Repeat the material verbatim and drop the pictures.

### Source data
-----

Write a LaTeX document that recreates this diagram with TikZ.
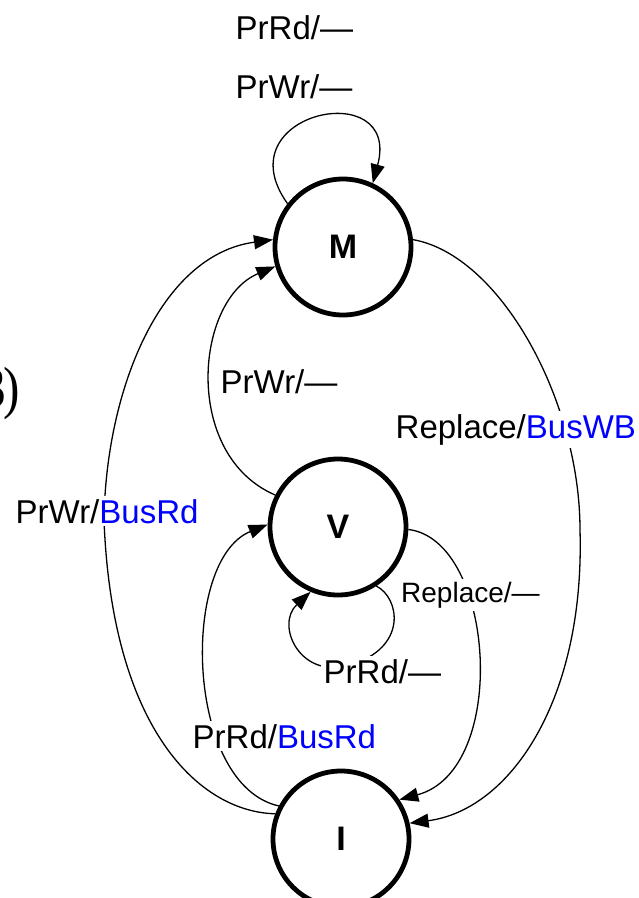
\documentclass[tikz,border=0pt]{standalone}
\usepackage{fontspec}
\setmainfont{Liberation Sans}
\newfontfamily\tagfont{Liberation Serif}
\usetikzlibrary{arrows.meta}
\definecolor{busblue}{RGB}{0,0,255}
\begin{document}
\begin{tikzpicture}[x=1pt,y=-1pt,
  state/.style={circle, draw, line width=4.8pt, minimum size=136pt, inner sep=0pt,
                font=\fontsize{34}{36}\selectfont\bfseries},
  trans/.style={line width=1.3pt, -{Triangle[length=19pt,width=14pt]}},
  lbl/.style={fill=white, inner sep=3pt, anchor=base west, font=\fontsize{33}{36}\selectfont},
  smalllbl/.style={lbl, font=\fontsize{28}{30}\selectfont}]
\useasboundingbox (0,0) rectangle (639,898);

% states
\node[state] (M) at (343,247) {M};
\node[state] (V) at (338,527) {V};
\node[state] (I) at (341,839) {I};

% transitions
\draw[trans] (M.142) .. controls (222,112) and (402,75) .. (M.65);
\draw[trans] (I.159) .. controls (200,812) and (112,730) .. (104,520)
                     .. controls (106,390) and (160,255) .. (M.174);
\draw[trans] (V.153) .. controls (182,455) and (195,300) .. (M.196);
\draw[trans] (I.152) .. controls (185,785) and (180,560) .. (V.178);
\draw[trans] (M.6) .. controls (500,255) and (580,400) .. (580,530)
                   .. controls (585,700) and (510,810) .. (I.13);
\draw[trans] (V.-2) .. controls (495,540) and (510,770) .. (I.34);
\draw[trans] (V.-57) .. controls (400,598) and (408,648) .. (350,665)
                     .. controls (300,680) and (275,625) .. (V.-113);

% transition labels
\node[lbl] (mrd) at (232.5,39) {PrRd/—};
\node[lbl] (mwr) at (232.5,98) {PrWr/—};
\node[lbl] (vm) at (217.5,393) {PrWr/—};
\node[lbl] (mi) at (392.5,438) {Replace/\textcolor{busblue}{BusWB}};
\node[lbl] (im) at (12.5,523) {PrWr/\textcolor{busblue}{BusRd}};
\node[smalllbl] (vi) at (398,602) {Replace/—};
\node[lbl] (vv) at (320.5,683) {PrRd/—};
\node[lbl] (iv) at (189.5,748) {PrRd/\textcolor{busblue}{BusRd}};

% figure tag at the left edge
\node[font=\tagfont\fontsize{58}{60}\selectfont, anchor=base east, inner sep=0pt,
      xscale=0.85] (tag) at (20,407) {3\kern-3pt)};
\end{tikzpicture}
\end{document}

-----

### Answer for the task
Write a LaTeX document that recreates this diagram with TikZ.
\documentclass[tikz,border=0pt]{standalone}
\usepackage{fontspec}
\setmainfont{Liberation Sans}
\newfontfamily\tagfont{Liberation Serif}
\usetikzlibrary{arrows.meta}
\definecolor{busblue}{RGB}{0,0,255}
\begin{document}
\begin{tikzpicture}[x=1pt,y=-1pt,
  state/.style={circle, draw, line width=4.8pt, minimum size=136pt, inner sep=0pt,
                font=\fontsize{34}{36}\selectfont\bfseries},
  trans/.style={line width=1.3pt, -{Triangle[length=19pt,width=14pt]}},
  lbl/.style={fill=white, inner sep=3pt, anchor=base west, font=\fontsize{33}{36}\selectfont},
  smalllbl/.style={lbl, font=\fontsize{28}{30}\selectfont}]
\useasboundingbox (0,0) rectangle (639,898);

% states
\node[state] (M) at (343,247) {M};
\node[state] (V) at (338,527) {V};
\node[state] (I) at (341,839) {I};

% transitions
\draw[trans] (M.142) .. controls (222,112) and (402,75) .. (M.65);
\draw[trans] (I.159) .. controls (200,812) and (112,730) .. (104,520)
                     .. controls (106,390) and (160,255) .. (M.174);
\draw[trans] (V.153) .. controls (182,455) and (195,300) .. (M.196);
\draw[trans] (I.152) .. controls (185,785) and (180,560) .. (V.178);
\draw[trans] (M.6) .. controls (500,255) and (580,400) .. (580,530)
                   .. controls (585,700) and (510,810) .. (I.13);
\draw[trans] (V.-2) .. controls (495,540) and (510,770) .. (I.34);
\draw[trans] (V.-57) .. controls (400,598) and (408,648) .. (350,665)
                     .. controls (300,680) and (275,625) .. (V.-113);

% transition labels
\node[lbl] (mrd) at (232.5,39) {PrRd/—};
\node[lbl] (mwr) at (232.5,98) {PrWr/—};
\node[lbl] (vm) at (217.5,393) {PrWr/—};
\node[lbl] (mi) at (392.5,438) {Replace/\textcolor{busblue}{BusWB}};
\node[lbl] (im) at (12.5,523) {PrWr/\textcolor{busblue}{BusRd}};
\node[smalllbl] (vi) at (398,602) {Replace/—};
\node[lbl] (vv) at (320.5,683) {PrRd/—};
\node[lbl] (iv) at (189.5,748) {PrRd/\textcolor{busblue}{BusRd}};

% figure tag at the left edge
\node[font=\tagfont\fontsize{58}{60}\selectfont, anchor=base east, inner sep=0pt,
      xscale=0.85] (tag) at (20,407) {3\kern-3pt)};
\end{tikzpicture}
\end{document}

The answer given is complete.